A veces, siento tanto odio dentro de mí; un deseo de destruir y declarar guerra a los demás, que en realidad termina siendo una guerra contra mí mismo. Ignoré tantas advertencias de mis padres y abuelos.
Reflexiono sobre mi vida antes del accidente, sobre cuántas veces me sentí merecedor de todo, el típico “yo merezco”. Esto no es malo en sí mismo, pero siento que lo incorrecto surge cuando a esa frase le falta amor propio y proviene más del ego. Está bien cuando lo afirmamos para nosotros mismos. El discernimiento ya está en ti.
Después del accidente, comencé a ver que, si tengo algo, es gracias a mi familia que siempre me ha apoyado. Cuántas veces he sido un ingrato y ellos me han perdonado; yo también los he perdonado. Porque somos seres de carne y hueso. Y entonces, comienza a surgir ese pensamiento de no merecerlo. Cómo, a pesar de ser tan grosero con esta familia que me tocó, ellos me siguen perdonando y amando. No merezco unos padres así después de mi comportamiento ingrato.
Sin embargo, eso no es una justificación. Todavía puedo agradecer, y no solo de manera superficial. Desde dentro, protegiendo sus enseñanzas. Cuidando ese legado físico, mental y espiritual que es mi familia.
No lo veo como una entrada a la victimización cuando comienzo a agradecer; es simplemente reconocer tu lugar. Reconocer que muchas cosas solo han sucedido porque alguien más quiso que las tuvieras: tu familia, tus amigos, personas que creen o creyeron en ti.

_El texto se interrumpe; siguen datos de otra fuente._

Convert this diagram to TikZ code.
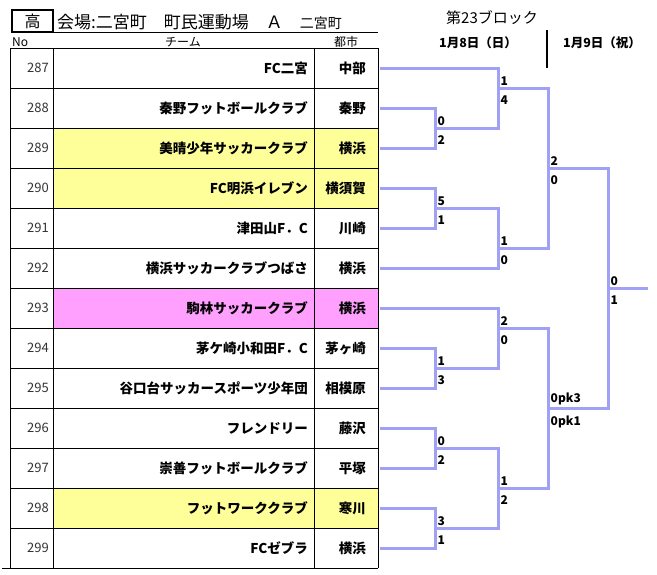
\documentclass[tikz,border=0pt]{standalone}
\usepackage{fontspec}
\setmainfont{Noto Sans CJK JP}
\definecolor{brk}{RGB}{160,160,245}
\definecolor{hiyel}{RGB}{255,255,153}
\definecolor{hipink}{RGB}{255,160,255}
\begin{document}
\begin{tikzpicture}[x=1pt,y=-1pt,
  bk/.style={brk,line width=3pt},
  sc/.style={font=\bfseries\fontsize{12}{12}\selectfont,inner sep=2.5pt},
  sctop/.style={label={[sc]above right:#1}},
  scbot/.style={label={[sc,yshift=-5pt]below right:#1}},
  team/.style={anchor=east,font=\bfseries\fontsize{13.5}{14}\selectfont,inner sep=0pt},
  nr/.style={anchor=east,font=\fontsize{13}{13}\selectfont,text=black!80,inner sep=0pt},
  hd/.style={anchor=base,font=\fontsize{12}{12}\selectfont,inner sep=0pt}]
\useasboundingbox (0,0) rectangle (657,574);
% title
\node[draw,line width=1.5pt,minimum width=41pt,minimum height=22pt,inner sep=0pt,
  font=\fontsize{16}{16}\selectfont] (kou) at (32.5,21) {高};
\node[anchor=base west,inner sep=0pt,font=\fontsize{17}{17}\selectfont] (ttl) at (57,28)
  {会場:二宮町　町民運動場　Ａ　{\fontsize{14}{14}\selectfont 二宮町}};
\draw (53,32) -- (378,32);
\node[hd,anchor=base west] (hno) at (12,46) {No};
\node[hd] (hteam) at (183,46) {チーム};
\node[hd] (hcity) at (346,46) {都市};
\node[font=\fontsize{15}{15}\selectfont,inner sep=0pt] (blk) at (492,18) {第23ブロック};
\node[font=\bfseries\fontsize{12.5}{12.5}\selectfont,inner sep=0pt] (day1) at (478,43) {1月8日（日）};
\node[font=\bfseries\fontsize{12.5}{12.5}\selectfont,inner sep=0pt] (day2) at (602,43) {1月9日（祝）};
\draw[line width=1.8pt] (547,30) -- (547,68);
% rows
\foreach \n/\tm/\ct/\bg [count=\i from 0] in {287/FC二宮/中部/white,
  288/秦野フットボールクラブ/秦野/white, 289/美晴少年サッカークラブ/横浜/hiyel,
  290/FC明浜イレブン/横須賀/hiyel, 291/津田山F．C/川崎/white,
  292/横浜サッカークラブつばさ/横浜/white, 293/駒林サッカークラブ/横浜/hipink,
  294/茅ケ崎小和田F．C/茅ヶ崎/white, 295/谷口台サッカースポーツ少年団/相模原/white,
  296/フレンドリー/藤沢/white, 297/崇善フットボールクラブ/平塚/white,
  298/フットワーククラブ/寒川/hiyel, 299/FCゼブラ/横浜/white} {
  \pgfmathsetmacro\y{48+40*\i}
  \fill[\bg] (53,\y) rectangle ++(325,40);
  \node[nr] (no\n) at (49,\y+20) {\n};
  \node[team] (tm\n) at (308,\y+20) {\tm};
  \node[team] (ct\n) at (366,\y+20) {\ct};
  \coordinate (e\n) at (380,\y+20);
  \draw (10,\y) -- (378,\y);
}
\foreach \x in {10,53,314,378} \draw (\x,48) -- (\x,568);
\draw (2,568) -- (378,568);
% bracket
\coordinate[sctop=0,scbot=2] (j1) at (435,128);
\coordinate[sctop=5,scbot=1] (j2) at (435,208);
\coordinate[sctop=1,scbot=3] (j3) at (435,368);
\coordinate[sctop=0,scbot=2] (j4) at (435,448);
\coordinate[sctop=3,scbot=1] (j5) at (435,528);
\coordinate[sctop=1,scbot=4] (k1) at (498,88);
\coordinate[sctop=1,scbot=0] (k2) at (498,248);
\coordinate[sctop=2,scbot=0] (k3) at (498,328);
\coordinate[sctop=1,scbot=2] (k4) at (498,488);
\coordinate[sctop=2,scbot=0] (m1) at (548,168);
\coordinate[sctop=0pk3,scbot=0pk1] (m2) at (548,408);
\coordinate[sctop=0,scbot=1] (fin) at (608,288);
\coordinate (win) at (648,288);
\draw[bk] (e288) -| (j1) |- (e289);
\draw[bk] (e290) -| (j2) |- (e291);
\draw[bk] (e294) -| (j3) |- (e295);
\draw[bk] (e296) -| (j4) |- (e297);
\draw[bk] (e298) -| (j5) |- (e299);
\draw[bk] (e287) -| (k1) |- (j1);
\draw[bk] (j2) -| (k2) |- (e292);
\draw[bk] (e293) -| (k3) |- (j3);
\draw[bk] (j4) -| (k4) |- (j5);
\draw[bk] (k1) -| (m1) |- (k2);
\draw[bk] (k3) -| (m2) |- (k4);
\draw[bk] (m1) -| (fin) |- (m2);
\draw[bk] (fin) -- (win);
\end{tikzpicture}
\end{document}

Reconocer que uno es inmerecedor, y gracias a esto, reconocemos nuestra incapacidad que se nos revela la capacidad que tiene el Universo para hacernos capaces. Esto se revela en nuestro interior y lo que creíamos imposible se hace posible. Vemos la capacidad de los demás para levantarnos en los momentos difíciles; que gracias a su esperanza que nos brindan, nos volvemos a levantar.